Reaching this milestone is quite a feat, to hear Tabura tell it. Season nine is airing right now, and the team — comprised of Tabura, producers Dawn Kaniaupio and Frank Abraham, and director Ruben Carrillo — will get back to work this fall for season 10, which will air at the end of 2018.
“I don’t think any of us thought we would get to 100,” he says.
The concept started with a simple vision to expand on the website cookinghawaiianstyle.com, which at the time was an aggregator of local recipes owned by Abraham. Tabura partnered with Abraham, a local boy who made his home in LA, and the two decided to launch a Kickstarter campaign to raise funds to shoot pilot episodes centered around local-style recipes.
Early shows featured the likes of Augie T, Radasha Ho‘ohuli and Kimi Werner, all of whom shared favorite fare from when they were growing up.
“We put it on the website and YouTube, and they got like 100,000 hits,” Tabura says.
From there, word spread about the show and Tabura’s involvement. While growing Cooking Hawaiian Style, he also had a hand in a number of food-related shows like Anthony Bourdain: No Reservations, Man vs. Food, Bravo’s Top Chef, and Diners, Drive-Ins and Dives, and also won season four of The Great Food Truck Race with brother Adam and friend Shawn Felipe.
Cooking Hawaiian Style, meanwhile, started partnerships with the likes of Hawaiian Airlines and MidWeek.
“Everything just kind of snowballed,” Tabura says.
In fact, things are continuing their upward trajectory. Coming up for Tabura are guest speaker gigs with Airbnb, Apple and Facebook, and he just returned from hosting a Poke 101 workshop with Pinterest in San Francisco. He’s also been host for popup events along the West Coast, and plans are in the works to turn that into a TV show, as well.
“When your intent is to educate people about aloha through food, only good things can happen to you,” he says.
Sharing in these ways comes naturally for Tabura, who has compiled an impressive knowledge base when it comes to the foods locals love. And, he says, it’s all thanks to the numerous conversations he’s had with people he runs into every day.
“With the older generation, you gather all these stories and it’s pretty amazing,” he says. “I feel like I have so much more to learn.
“Hawaiians never really wrote anything down,” Tabura continues. “Everything was storytelling, and that’s what I’m trying to capture and share, those stories.”
He recalls a recent conversation with an older gentlemen, who stopped him at Rainbow Drive-In to fill Tabura in on some back-in-the-day poke his grandfather used to make.
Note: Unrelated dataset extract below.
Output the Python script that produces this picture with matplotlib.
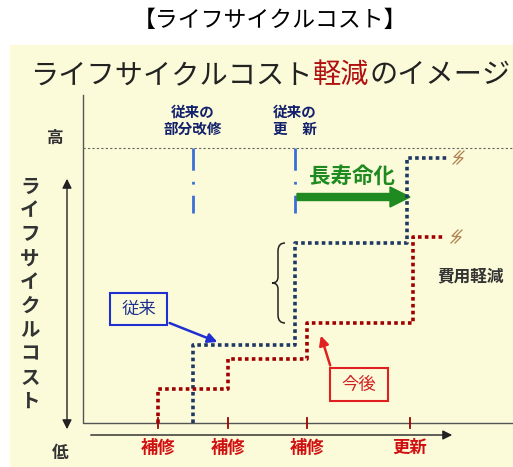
import matplotlib
matplotlib.use("Agg")
import matplotlib.pyplot as plt
from matplotlib.patches import Rectangle, FancyArrow, PathPatch
from matplotlib.path import Path

plt.rcParams['font.family'] = ['Noto Sans CJK JP', 'DejaVu Sans']

# step lines (x of each cost jump, cost level after the jump; y grows downward)
base_y = 423
old_x = [193, 295, 407]
old_level = [345, 243, 158]
old_end = 447
new_x = [158, 228, 307, 413]
new_level = [389, 359, 323, 237]
new_end = 445

work_x = [158, 228, 307, 410]
work_labels = ["補修", "補修", "補修", "更新"]
old_event_x = [193, 295]
old_event_labels = ["従来の\n部分改修", "従来の\n更　新"]
axis_title = "ライフサイクルコスト"
subtitle_parts = [("ライフサイクルコスト", "#222222"), ("軽減", "#B01010"), ("のイメージ", "#222222")]


def step_path(xs, levels, end):
    px, py = [], []
    prev = base_y
    for x, lv in zip(xs, levels):
        px += [x, x]
        py += [prev, lv]
        prev = lv
    px.append(end)
    py.append(prev)
    return px, py


fig = plt.figure(figsize=(5.13, 4.67), dpi=100)
ax = fig.add_axes([0, 0, 1, 1])
ax.set_xlim(0, 513)
ax.set_ylim(467, 0)
ax.axis("off")

# panel
ax.add_patch(Rectangle((10, 45), 503, 422, color="#FBFBDA", zorder=0))

ax.text(270, 20, "【ライフサイクルコスト】", ha="center", va="center", fontsize=16.5)

# subtitle, pieces placed one after another
renderer = fig.canvas.get_renderer()
x0 = 30
for s, c in subtitle_parts:
    t = ax.text(x0, 75, s, ha="left", va="center", fontsize=20.3, color=c)
    bb = t.get_window_extent(renderer=renderer)
    x0 += bb.width * 513 / fig.bbox.width

# frame
ax.plot([83, 83, 513], [95, base_y, base_y], color="#555555", lw=1)
ax.plot([83, 513], [148, 148], color="#666666", lw=0.8, ls=(0, (2, 2)))
ax.annotate("", xy=(455, 435), xytext=(88, 435),
            arrowprops=dict(arrowstyle="-|>", color="#222222", lw=1, mutation_scale=14))
ax.annotate("", xy=(67, 176), xytext=(67, 432),
            arrowprops=dict(arrowstyle="<|-|>", color="#222222", lw=1, mutation_scale=14))
ax.text(55, 138, "高", ha="center", va="center", fontsize=12, fontweight="bold", color="#333333")
ax.text(60, 453, "低", ha="center", va="center", fontsize=12, fontweight="bold", color="#333333")
for i, ch in enumerate(axis_title):
    ax.text(30, 187 + i * 23.9, ch, ha="center", va="center", fontsize=14,
            fontweight="bold", color="#333333")

# conventional events
for x, lab in zip(old_event_x, old_event_labels):
    ax.text(x, 120, lab, ha="center", va="center", fontsize=10.5, color="#13206B",
            linespacing=1.1, fontweight="bold")
    ax.plot([x, x], [148, 213], color="#3B6FD8", lw=2, ls=(0, (8, 4, 1, 4)))

# green arrow
ax.add_patch(FancyArrow(297, 197, 113, 0, width=7, head_width=20, head_length=20,
                        length_includes_head=True, color="#1F8A1F", zorder=3))
ax.text(352, 176, "長寿命化", ha="center", va="center", fontsize=15.5,
        fontweight="bold", color="#1F8A1F")

# step lines
bx, by = step_path(old_x, old_level, old_end)
ax.plot(bx, by, color="#1F3864", lw=2.6, ls=(0, (1, 0.9)), zorder=4)
rx, ry = step_path(new_x, new_level, new_end)
ax.plot(rx, ry, color="#A00000", lw=2.6, ls=(0, (1, 0.9)), zorder=4)

# break marks
for (x, y) in [(old_end + 8, old_level[-1]), (new_end + 8, new_level[-1])]:
    for dx in (0, 4):
        ax.plot([x + dx - 2, x + dx + 4, x + dx - 1, x + dx + 5],
                [y + 6, y, y - 1, y - 7], color="#B08050", lw=0.9)

# ticks and labels
for x, lab in zip(work_x, work_labels):
    ax.plot([x, x], [base_y - 5, base_y + 5], color="#A00000", lw=1.3)
    ax.text(x, 448, lab, ha="center", va="center", fontsize=12.5,
            fontweight="bold", color="#D01010")

# brace
bx0, top, bot = 285, old_level[1], new_level[2]
mid = (top + bot) / 2
verts = [(bx0, top), (bx0 - 7, top), (bx0 - 7, top + 8), (bx0 - 7, mid - 6),
         (bx0 - 7, mid), (bx0 - 13, mid), (bx0 - 7, mid), (bx0 - 7, mid + 6),
         (bx0 - 7, bot - 8), (bx0 - 7, bot), (bx0, bot)]
codes = [Path.MOVETO, Path.CURVE3, Path.CURVE3, Path.LINETO, Path.CURVE3, Path.CURVE3,
         Path.CURVE3, Path.CURVE3, Path.LINETO, Path.CURVE3, Path.CURVE3]
ax.add_patch(PathPatch(Path(verts, codes), fill=False, lw=1.1, color="#222222"))
ax.text(471, 276, "費用軽減", ha="center", va="center", fontsize=12,
        fontweight="bold", color="#333333")

# callouts
ax.add_patch(Rectangle((110, 293), 57, 32, fill=False, ec="#1F2FD0", lw=1.5, zorder=5))
ax.text(138.5, 309, "従来", ha="center", va="center", fontsize=12.5, color="#1F2F8F")
ax.annotate("", xy=(220, 343), xytext=(167, 322),
            arrowprops=dict(arrowstyle="-|>", color="#1F2FD0", lw=1.8, mutation_scale=14))
ax.add_patch(Rectangle((330, 368), 58, 33, fill=False, ec="#E02020", lw=1.5, zorder=5))
ax.text(359, 384.5, "今後", ha="center", va="center", fontsize=12.5, color="#D02020")
ax.annotate("", xy=(320, 333), xytext=(331, 368),
            arrowprops=dict(arrowstyle="-|>", color="#E02020", lw=1.8, mutation_scale=14))

fig.savefig("out.png", dpi=100)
The kupuna relayed that his grandpa used to take him to Waimānalo, where there used to be a lot of lobster, and his family would make lobster-uni poke.
Tabura, for his part, verified the story and paid a visit to Waiāhole Poi Factory, where he spoke with his friend’s grandmother, who shared a similar story about homemade lobster-uni poke made with Hawaiian salt.
It’s narratives like these that Tabura wants to share with the world, and through Cooking Hawaiian Style, he’s making it happen.
The goal for the show now is to get it on more networks and continue spreading the word.
“We’re touching so many people,” Tabura adds. “I have no doubt that the show is going to get bigger and better.”